- **Aim**: From the data that follows, copy every line holding the string "with".

_____

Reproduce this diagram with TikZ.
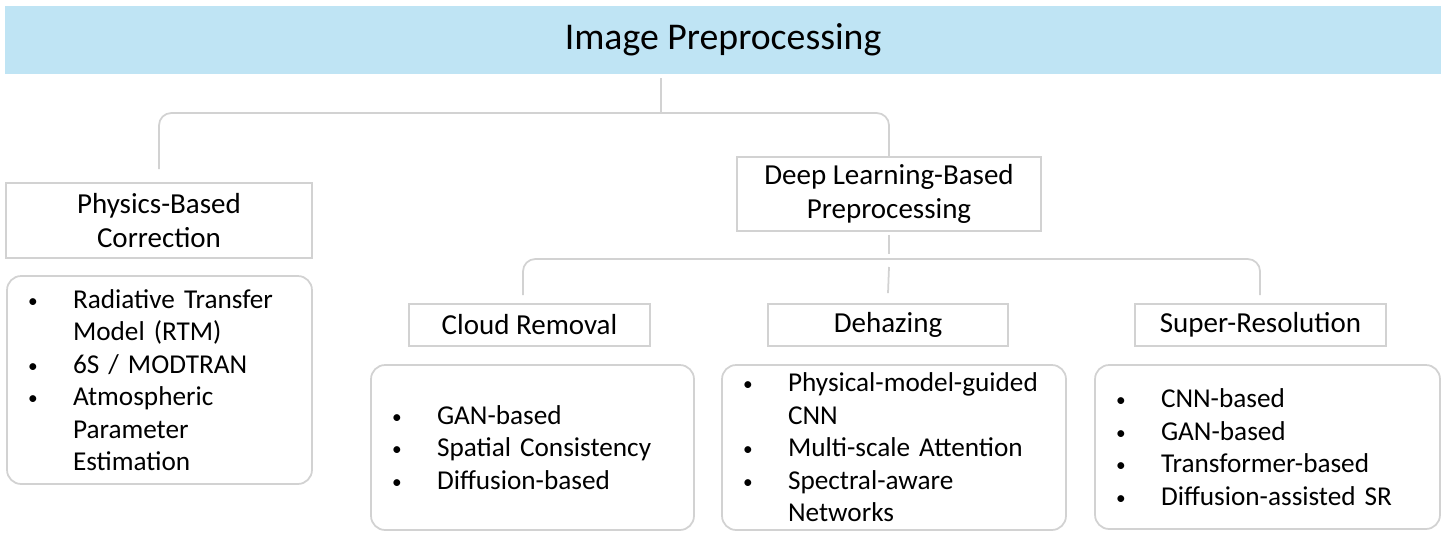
\documentclass[tikz,border=0pt]{standalone}
\usepackage{fontspec}
\setmainfont{Carlito}
\usepackage{xcolor}
\usepackage{tikz}
\usetikzlibrary{positioning, calc}
\definecolor{bandblue}{RGB}{191,228,244}
\definecolor{linegray}{RGB}{210,210,210}
\newcommand{\bitem}{\makebox[0.9cm][l]{\raisebox{0.5pt}{\fontsize{11}{11}\selectfont\textbullet}}}
\newcommand{\bcont}{\hspace*{0.9cm}}

\begin{document}
\begin{tikzpicture}[
    x=0.02cm, y=-0.02cm,
    band/.style={fill=bandblue, minimum width=28.72cm, minimum height=1.36cm,
                 font=\fontsize{21.5}{25}\selectfont, text centered},
    head/.style={draw=linegray, line width=1pt, fill=white, align=center,
                 font=\fontsize{16.5}{19.3}\selectfont},
    list/.style={draw=linegray, line width=1pt, rounded corners=8pt, fill=white,
                 align=left, inner xsep=0.42cm, font=\fontsize{15.5}{18.5}\selectfont},
    conn/.style={draw=linegray, line width=1pt, rounded corners=7pt},
]
\useasboundingbox (0,0) rectangle (1452,545);

% --- Root ---
\node[band] (title) at (723,40) {Image Preprocessing};

% --- Level one ---
\node[head, minimum width=6.12cm, minimum height=1.5cm] (phys) at (159,220.5)
    {Physics-Based\\Correction};
\node[head, minimum width=6.08cm, minimum height=1.48cm] (dl) at (889,194)
    {Deep Learning-Based\\Preprocessing};
\node[list, text width=5.26cm, minimum height=4.16cm] (physlist) at (159.5,380)
    {\bitem Radiative Transfer\\ \bcont Model (RTM)\\ \bitem 6S / MODTRAN\\
     \bitem Atmospheric\\ \bcont Parameter\\ \bcont Estimation};

% --- Level two ---
\node[head, minimum width=4.82cm, minimum height=0.84cm] (cloud) at (529.5,325) {Cloud Removal};
\node[head, minimum width=4.8cm, minimum height=0.84cm] (dehaze) at (888,325) {Dehazing};
\node[head, minimum width=5.02cm, minimum height=0.84cm] (sr) at (1260.5,325) {Super-Resolution};

\node[list, text width=5.62cm, minimum height=3.3cm] (cloudlist) at (532.5,447.5)
    {\bitem GAN-based\\ \bitem Spatial Consistency\\ \bitem Diffusion-based};
\node[list, text width=6.04cm, minimum height=3.3cm] (dehazelist) at (894,447.5)
    {\bitem Physical-model-guided\\ \bcont CNN\\ \bitem Multi-scale Attention\\
     \bitem Spectral-aware\\ \bcont Networks};
\node[list, text width=6.06cm, minimum height=3.28cm] (srlist) at (1267.5,447)
    {\bitem CNN-based\\ \bitem GAN-based\\ \bitem Transformer-based\\
     \bitem Diffusion-assisted SR};

% --- Connectors: root -> level one ---
\coordinate (top) at (661,113);
\draw[conn] ($(title.south -| top)+(0,4)$) -- (top);
\draw[conn] ($(phys.north)+(0,-13)$) |- (top) -| (dl.north);

% --- Connectors: deep learning -> level two ---
\coordinate (mid) at (889,259);
\draw[conn] ($(dl.south)+(0,3)$) -- ($(mid)+(0,-5)$);
\draw[conn] ($(cloud.north -| 523,0)+(0,-8)$) |- (mid) -| ($(sr.north -| 1260,0)+(0,-8)$);
\draw[conn] ($(mid)+(0,8)$) -- ($(dehaze.north)+(0,-10)$);

\end{tikzpicture}
\end{document}
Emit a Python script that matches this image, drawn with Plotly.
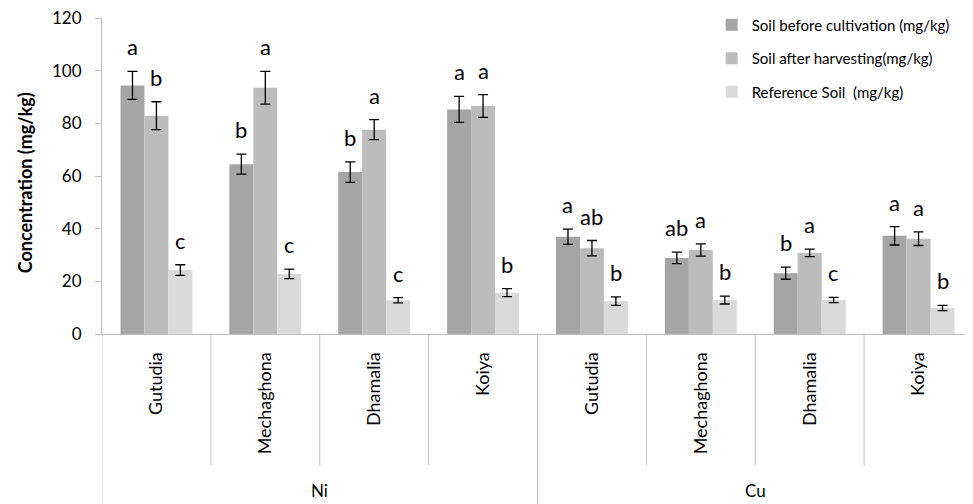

_____

- **Final result**:
Reproduce this diagram with TikZ.
Emit a Python script that matches this image, drawn with Plotly.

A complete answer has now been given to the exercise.